The same deniers also seem blind to what’s at stake. We are speaking of millions of people whose homes may be washed away in places like Bangladesh or razed by super-typhoons like the one that hit the Philippines in 2013, not to mention wildfires.
Many will return to the fatalistic observation that places like India, China and the United States far exceed Canada in total emissions. The idea here is that Canada’s impact is negligible. Why sacrifice if nobody who counts will?
But our per capita emissions are among the highest on the planet. Let’s put it this way, ordinary people in China and India don’t drive SUVs. And as for the US, change might come faster than you think.
Congresswoman Alexandria Ocasio-Cortez of New York City has called for a Green New Deal.

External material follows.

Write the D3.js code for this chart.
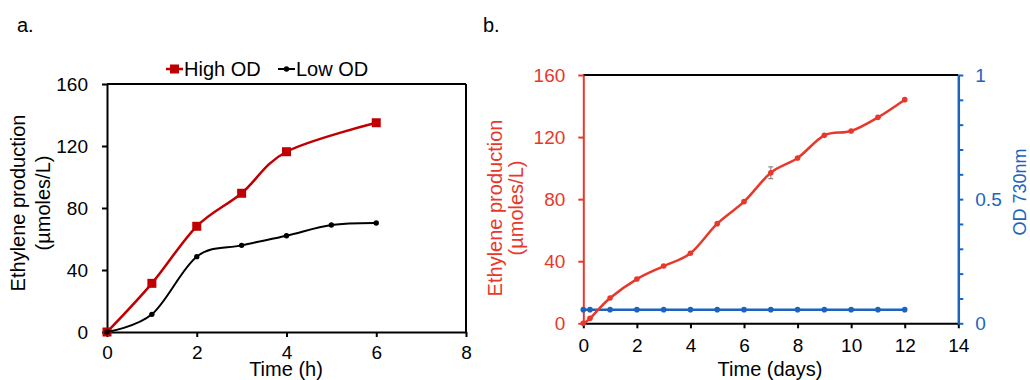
<!DOCTYPE html>
<html><head><meta charset="utf-8">
<script src="https://cdn.jsdelivr.net/npm/d3@7"></script>
<style>
body{margin:0;background:#fff;}
text{font-family:"Liberation Sans",Arial,sans-serif;}
</style></head>
<body><svg id="c" width="1030" height="380"></svg>
<script>
// ---- Data: panel a ----
const timeA = [0, 1, 2, 3, 4, 6];
const highOD = [0, 31.4, 68.2, 89.5, 116.3, 135];
const timeLow = [0, 1, 2, 3, 4, 5, 6];
const lowOD = [0, 11.4, 48.6, 55.9, 62.1, 69, 70.3];
const xTicksA = [0, 2, 4, 6, 8];
const yTicksA = [0, 40, 80, 120, 160];
// ---- Data: panel b ----
const daysB = [0, 0.25, 1, 2, 3, 4, 5, 6, 7, 8, 9, 10, 11, 12];
const ethyleneB = [0, 3.2, 16.3, 28.5, 36.9, 45.1, 64.2, 78.4, 97.0, 106.5, 121.1, 123.9, 132.7, 144.1];
const ethyleneErrB = [0, 0, 0, 0, 0, 0, 0, 0, 3.8, 0, 0, 0, 0, 0];
const odB = [0.055, 0.055, 0.055, 0.055, 0.055, 0.055, 0.055, 0.055, 0.055, 0.055, 0.055, 0.055, 0.055, 0.055];
const xTicksB = [0, 2, 4, 6, 8, 10, 12, 14];
const yTicksB = [0, 40, 80, 120, 160];
const odTicks = [0, 0.1, 0.2, 0.3, 0.4, 0.5, 0.6, 0.7, 0.8, 0.9, 1];
const odLabels = {0: "0", 0.5: "0.5", 1: "1"};

const svg = d3.select("#c");
const FS = 19;
const redA = "#c00000", redB = "#e8382b", blueB = "#1a64c0";

// ================= Panel a =================
const xA = d3.scaleLinear().domain([0, 8]).range([107, 466]);
const yA = d3.scaleLinear().domain([0, 160]).range([332, 84]);
const gA = svg.append("g");

gA.append("text").attr("x", 17).attr("y", 32).attr("font-size", 20).text("a.");

// frame top/right
gA.append("line").attr("x1", xA(0)).attr("x2", xA(8)).attr("y1", yA(160)).attr("y2", yA(160)).attr("stroke", "#000").attr("stroke-width", 2);
gA.append("line").attr("x1", xA(8)).attr("x2", xA(8)).attr("y1", yA(160)).attr("y2", yA(0)).attr("stroke", "#000").attr("stroke-width", 2);

const axA_x = gA.append("g").attr("transform", `translate(0,${yA(0)})`)
  .call(d3.axisBottom(xA).tickValues(xTicksA).tickSize(5).tickSizeOuter(0).tickPadding(9).tickFormat(d3.format("d")));
const axA_y = gA.append("g").attr("transform", `translate(${xA(0)},0)`)
  .call(d3.axisLeft(yA).tickValues(yTicksA).tickSize(5).tickSizeOuter(0).tickPadding(14).tickFormat(d3.format("d")));
[axA_x, axA_y].forEach(a => {
  a.select(".domain").attr("stroke", "#000").attr("stroke-width", 2);
  a.selectAll(".tick line").attr("stroke", "#000").attr("stroke-width", 2);
  a.selectAll(".tick text").attr("font-size", FS).attr("fill", "#000").attr("font-family", "Liberation Sans, Arial, sans-serif");
});

gA.append("text").attr("x", 286).attr("y", 376).attr("text-anchor", "middle").attr("font-size", 20).text("Time (h)");
gA.append("text").attr("transform", "translate(24.5,203) rotate(-90)").attr("text-anchor", "middle").attr("font-size", 20).text("Ethylene production");
gA.append("text").attr("transform", "translate(50,203) rotate(-90)").attr("text-anchor", "middle").attr("font-size", 20).text("(µmoles/L)");

const curve = d3.curveCatmullRom.alpha(0);
const lineHigh = d3.line().x((d, i) => xA(timeA[i])).y(d => yA(d)).curve(curve);
const lineLow = d3.line().x((d, i) => xA(timeLow[i])).y(d => yA(d)).curve(curve);
gA.append("path").attr("d", lineHigh(highOD)).attr("fill", "none").attr("stroke", redA).attr("stroke-width", 2.5);
gA.selectAll(".sqH").data(highOD).join("rect").attr("class", "sqH")
  .attr("x", (d, i) => xA(timeA[i]) - 4.5).attr("y", d => yA(d) - 4.5)
  .attr("width", 9).attr("height", 9).attr("fill", redA);
gA.append("path").attr("d", lineLow(lowOD)).attr("fill", "none").attr("stroke", "#000").attr("stroke-width", 2);
gA.selectAll(".dotL").data(lowOD).join("circle").attr("class", "dotL")
  .attr("cx", (d, i) => xA(timeLow[i])).attr("cy", d => yA(d)).attr("r", 2.7).attr("fill", "#000");

// legend
const lg = gA.append("g");
lg.append("line").attr("x1", 166).attr("x2", 183).attr("y1", 69).attr("y2", 69).attr("stroke", redA).attr("stroke-width", 2.5);
lg.append("rect").attr("x", 170).attr("y", 64.5).attr("width", 9).attr("height", 9).attr("fill", redA);
lg.append("text").attr("x", 184).attr("y", 76).attr("font-size", 20).text("High OD");
lg.append("line").attr("x1", 278).attr("x2", 295).attr("y1", 69).attr("y2", 69).attr("stroke", "#000").attr("stroke-width", 2);
lg.append("circle").attr("cx", 286.5).attr("cy", 69).attr("r", 2.7).attr("fill", "#000");
lg.append("text").attr("x", 296).attr("y", 76).attr("font-size", 20).text("Low OD");

// ================= Panel b =================
const xB = d3.scaleLinear().domain([0, 14]).range([583.3, 958.3]);
const yB = d3.scaleLinear().domain([0, 160]).range([323.3, 75]);
const yB2 = d3.scaleLinear().domain([0, 1]).range([323.3, 75]);
const gB = svg.append("g");

gB.append("text").attr("x", 483).attr("y", 32).attr("font-size", 20).text("b.");

gB.append("line").attr("x1", xB(0)).attr("x2", xB(14)).attr("y1", yB(160)).attr("y2", yB(160)).attr("stroke", "#000").attr("stroke-width", 2);

const axB_x = gB.append("g").attr("transform", `translate(0,${yB(0)})`)
  .call(d3.axisBottom(xB).tickValues(xTicksB).tickSize(5).tickSizeOuter(0).tickPadding(10).tickFormat(d3.format("d")));
axB_x.select(".domain").attr("stroke", "#000").attr("stroke-width", 2);
axB_x.selectAll(".tick line").attr("stroke", "#000").attr("stroke-width", 2);
axB_x.selectAll(".tick text").attr("font-size", FS).attr("fill", "#000");

const axB_y = gB.append("g").attr("transform", `translate(${xB(0)},0)`)
  .call(d3.axisLeft(yB).tickValues(yTicksB).tickSize(5).tickSizeOuter(0).tickPadding(13).tickFormat(d3.format("d")));
axB_y.select(".domain").attr("stroke", redB).attr("stroke-width", 2);
axB_y.selectAll(".tick line").attr("stroke", redB).attr("stroke-width", 2);
axB_y.selectAll(".tick text").attr("font-size", FS).attr("fill", redB);

const axB_y2 = gB.append("g").attr("transform", `translate(${xB(14)},0)`)
  .call(d3.axisRight(yB2).tickValues(odTicks).tickSize(5).tickSizeOuter(0).tickPadding(12).tickFormat(d => odLabels[d] !== undefined ? odLabels[d] : ""));
axB_y2.select(".domain").attr("stroke", blueB).attr("stroke-width", 2.5);
axB_y2.selectAll(".tick line").attr("stroke", blueB).attr("stroke-width", 2);
axB_y2.selectAll(".tick text").attr("font-size", FS).attr("fill", blueB);

gB.append("text").attr("x", 770).attr("y", 376).attr("text-anchor", "middle").attr("font-size", 20).text("Time (days)");
gB.append("text").attr("transform", "translate(501.5,208) rotate(-90)").attr("text-anchor", "middle").attr("font-size", 20).attr("fill", redB).text("Ethylene production");
gB.append("text").attr("transform", "translate(523,208) rotate(-90)").attr("text-anchor", "middle").attr("font-size", 20).attr("fill", redB).text("(µmoles/L)");
gB.append("text").attr("transform", "translate(1025.5,192) rotate(-90)").attr("text-anchor", "middle").attr("font-size", 18).attr("fill", blueB).text("OD 730nm");

// OD series
const lineOD = d3.line().x((d, i) => xB(daysB[i])).y(d => yB2(d));
gB.append("path").attr("d", lineOD(odB)).attr("fill", "none").attr("stroke", blueB).attr("stroke-width", 2.5);
gB.selectAll(".dotOD").data(odB).join("circle").attr("class", "dotOD")
  .attr("cx", (d, i) => xB(daysB[i])).attr("cy", d => yB2(d)).attr("r", 2.8).attr("fill", blueB);

// ethylene series
const lineEth = d3.line().x((d, i) => xB(daysB[i])).y(d => yB(d)).curve(curve);
gB.append("path").attr("d", lineEth(ethyleneB)).attr("fill", "none").attr("stroke", redB).attr("stroke-width", 2.5);
const errs = ethyleneB.map((v, i) => ({x: daysB[i], v, e: ethyleneErrB[i]})).filter(d => d.e > 0);
const eg = gB.selectAll(".err").data(errs).join("g").attr("class", "err").attr("stroke", "#888").attr("stroke-width", 1.2);
eg.append("line").attr("x1", d => xB(d.x)).attr("x2", d => xB(d.x)).attr("y1", d => yB(d.v - d.e)).attr("y2", d => yB(d.v + d.e));
eg.append("line").attr("x1", d => xB(d.x) - 2.5).attr("x2", d => xB(d.x) + 2.5).attr("y1", d => yB(d.v - d.e)).attr("y2", d => yB(d.v - d.e));
eg.append("line").attr("x1", d => xB(d.x) - 2.5).attr("x2", d => xB(d.x) + 2.5).attr("y1", d => yB(d.v + d.e)).attr("y2", d => yB(d.v + d.e));
gB.selectAll(".dotE").data(ethyleneB).join("circle").attr("class", "dotE")
  .attr("cx", (d, i) => xB(daysB[i])).attr("cy", d => yB(d)).attr("r", 2.8).attr("fill", redB);
</script></body></html>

The name is a reference to President Franklin D. Roosevelt’s New Deal, which involved major public works initiatives that helped pull the country out of the Great Depression.
Ocasio-Cortez, also known as AOC, is pushing for a massive 10-year effort that would transform America’s energy economy and tackle inequality. This would involve major government investments in clean energy.
We’re going to need a plan for Canada too. Electric vehicles need to be within reach for ordinary people. And there must be jobs for workers in the oil and gas sector, because those fossil fuels need to stay in the ground.